**PROVIDED MATERIAL**:
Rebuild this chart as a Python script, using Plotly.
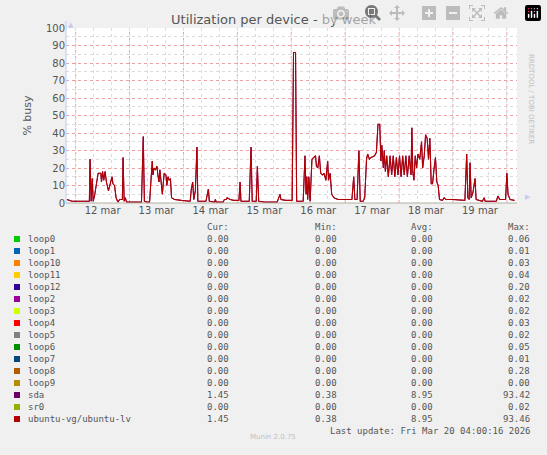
import plotly.graph_objects as go
import pandas as pd

# hours relative to 12 Mar 2026 12:00
hours = [-15.9,-13.6,-5.9,-5.6,-5.1,-4.6,-4.2,-3.6,-2.0,-0.8,-0.5,0,0.5,1.1,1.7,2.6,3.6,4.2,4.6,5.3,6.0,6.8,7.6,8.8,9.1,9.6,10.1,10.7,
         17.3,18.1,18.6,19.7,20.9,21.5,22.1,22.4,22.9,23.5,24.2,24.6,25.1,25.5,26.2,26.6,27.4,28.2,28.6,29.1,29.6,30.2,30.7,32.0,35.1,
         39.0,39.5,40.1,40.6,41.3,42.0,42.4,44.4,46.0,47.1,47.5,49.9,50.2,50.6,53.7,54.2,55.0,55.4,56.8,58.4,60.7,61.2,61.6,65.3,66.1,66.6,
         68.4,68.9,69.5,72.3,77.7,79.0,79.4,81.6,84.4,85.0,85.9,86.4,87.0,89.3,90.1,90.6,90.9,91.3,91.8,92.4,93.2,94.0,94.8,95.2,95.8,96.5,
         97.1,97.9,98.6,99.4,100.2,100.6,101.3,102.0,103.0,104.8,111.0,111.8,112.3,113.3,114.1,114.7,116.0,116.7,117.5,118.0,118.8,119.5,
         121.1,121.9,122.6,123.4,123.9,124.3,125.0,125.4,125.9,
         126.5,127.2,128.0,128.7,129.4,130.1,130.8,131.5,132.2,132.9,133.6,134.3,135.0,135.7,136.5,137.3,
         137.7,138.1,138.6,139.2,139.8,140.4,141.2,142.0,142.5,143.2,143.8,144.5,145.1,145.7,146.3,146.9,147.6,148.2,148.8,149.4,150.0,
         151.3,152.1,152.8,155.9,161.3,162.1,162.6,163.2,163.6,164.1,164.9,165.8,166.3,169.1,169.9,170.3,175.3,176.0,176.8,179.4,180.0,
         180.5,181.4,183.4]
busy = [2,1,1,25,1,14,1,4,17,17,12,18,13,18,12,7,12,15,11,10,3,0.5,2,2,26,1,3,0.5,
        0.5,38,1,0.5,0.5,13,24,16,20,19,21,16,12,19,12,5,17,16,10,15,13,14,3,2,1.5,
        1,8,12,2,7,32,1,1,1,8,1,0.5,2,0.5,0.5,2,2,3,2,1.5,1.5,12,1,1,32,1,
        1,21,1,0.5,0.5,5,2,1.5,1.5,86,86,1,1,1,27,5,15,2,15,1,25,26,27,21,20,27,
        17,16,17,13,24,13,17,5,3,2,2,15,2,2,30,1,1,3,25,28,25,26,
        27,29,45,45,24,33,20,30,18,
        27,15,27,16,27,15,26,16,27,15,27,16,27,15,27,16,
        43,18,13,27,20,28,25,35,20,27,39,37,25,37,11,11,20,26,12,10,2,
        1.5,3,2,2,1.5,28,3,2,23,3,6,14,2,1,3,1,1,4,2,2,17,
        5,2,1.5]

names = ["loop0","loop1","loop10","loop11","loop12","loop2","loop3","loop4","loop5","loop6","loop7","loop8","loop9","sda","sr0","ubuntu-vg/ubuntu-lv"]
colors = ["#00cc00","#0066b3","#ff8000","#ffcc00","#330099","#990099","#ccff00","#ff0000","#808080","#008f00","#00487d","#b35a00","#b38f00","#6b006b","#8fb300","#b30000"]
cur = ["0.00"]*13 + ["1.45","0.00","1.45"]
mn = ["0.00"]*13 + ["0.38","0.00","0.38"]
avg = ["0.00"]*13 + ["8.95","0.00","8.95"]
mx = ["0.06","0.01","0.03","0.04","0.20","0.02","0.02","0.03","0.02","0.05","0.01","0.28","0.00","93.42","0.02","93.46"]

base = pd.Timestamp("2026-03-12 12:00")
times = [base + pd.Timedelta(hours=h) for h in hours]

fig = go.Figure()
fig.add_trace(go.Scatter(x=times, y=busy, mode="lines", line=dict(color=colors[13], width=1), showlegend=False, hoverinfo="skip"))
fig.add_trace(go.Scatter(x=times, y=busy, mode="lines", line=dict(color=colors[15], width=1.1), showlegend=False))

W, H = 547, 455
L, R, T, B = 66, 517, 28, 203
fig.update_layout(
    width=W, height=H, paper_bgcolor="#f0f0f0", plot_bgcolor="white",
    margin=dict(l=L, r=W-R, t=T, b=H-B),
    font=dict(family="DejaVu Sans", color="#555555", size=10),
    title=dict(text="Utilization per device - by week", x=0.5, xanchor="center", y=1-19/H, yanchor="middle",
               font=dict(size=13, color="#555555")),
    xaxis=dict(range=[base + pd.Timedelta(hours=-16.3), base + pd.Timedelta(hours=184.5)],
               tickvals=[pd.Timestamp(f"2026-03-{d} 12:00") for d in range(12, 20)],
               ticktext=[f"{d} mar" for d in range(12, 20)],
               showgrid=False, ticks="", zeroline=False, showline=False,
               minor=dict(dtick=8*3600*1000, tick0="2026-03-12 00:00", showgrid=True, gridcolor="#dcdcdc", griddash="dot"),
               tickfont=dict(size=10, color="#555555")),
    yaxis=dict(range=[0, 100], dtick=10, showgrid=True, gridcolor="#f0a0a0", griddash="dot", zeroline=False,
               minor=dict(dtick=5, showgrid=True, gridcolor="#dcdcdc", griddash="dot"),
               showline=False, ticks="", tickfont=dict(size=10, color="#555555"),
               title=dict(text="% busy", font=dict(size=11, color="#555555"), standoff=12)),
)
for d in range(12, 21):
    fig.add_vline(x=pd.Timestamp(f"2026-03-{d:02d} 00:00"), line=dict(color="#f0a0a0", width=1, dash="dot"), layer="below")
fig.add_shape(type="line", xref="paper", yref="paper", x0=0, x1=1, y0=0, y1=0, line=dict(color="#b0b0a0", width=1))
fig.add_shape(type="line", xref="paper", yref="paper", x0=0, x1=0, y0=0, y1=1.04, line=dict(color="#c8c8f0", width=1))
fig.add_annotation(xref="paper", yref="paper", x=1.035, y=0, text="▶", showarrow=False, font=dict(size=7, color="#c8c8f0"))
fig.add_annotation(xref="paper", yref="paper", x=0, y=1.05, text="▲", showarrow=False, font=dict(size=7, color="#c8c8f0"))

mono = "DejaVu Sans Mono"
ann = dict(xref="paper", yref="paper", showarrow=False, yanchor="middle", font=dict(family=mono, size=9, color="#555555"))
def ax(x): return (x - L) / (R - L)
def ay(y): return (B - y) / (B - T)
for hx, txt in [(231, "Cur:"), (339, "Min:"), (435, "Avg:"), (532, "Max:")]:
    fig.add_annotation(**ann, x=ax(hx), y=ay(227), text=txt, xanchor="right")
for i, n in enumerate(names):
    yy = 239 + i * 12
    fig.add_shape(type="rect", xref="paper", yref="paper", x0=ax(14), x1=ax(20), y0=ay(yy+3), y1=ay(yy-3),
                  fillcolor=colors[i], line=dict(width=0))
    fig.add_annotation(**ann, x=ax(26), y=ay(yy), text=n, xanchor="left")
    for hx, v in [(231, cur[i]), (339, mn[i]), (435, avg[i]), (532, mx[i])]:
        fig.add_annotation(**ann, x=ax(hx), y=ay(yy), text=v, xanchor="right")
fig.add_annotation(**ann, x=ax(532), y=ay(431), text="Last update: Fri Mar 20 04:00:16 2026", xanchor="right")
fig.add_annotation(xref="paper", yref="paper", showarrow=False, x=ax(273), y=ay(443), text="Munin 2.0.75",
                   font=dict(family="DejaVu Sans", size=7, color="#c0c0c0"))
fig.add_annotation(xref="paper", yref="paper", showarrow=False, x=ax(537), y=ay(52), text="RRDTOOL / TOBI OETIKER",
                   textangle=90, font=dict(family="DejaVu Sans", size=7, color="#c0c0c0"))
fig.write_html("out.html", post_script="document.body.style.margin='0';document.body.style.overflow='hidden';")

**WHAT THE TASK ASKS**: Make an exact copy of the lines from the top of the material through the line with "import pandas as pd", pictures excluded.

**OUTPUT FOR THIS EXERCISE**:
Rebuild this chart as a Python script, using Plotly.
import plotly.graph_objects as go
import pandas as pd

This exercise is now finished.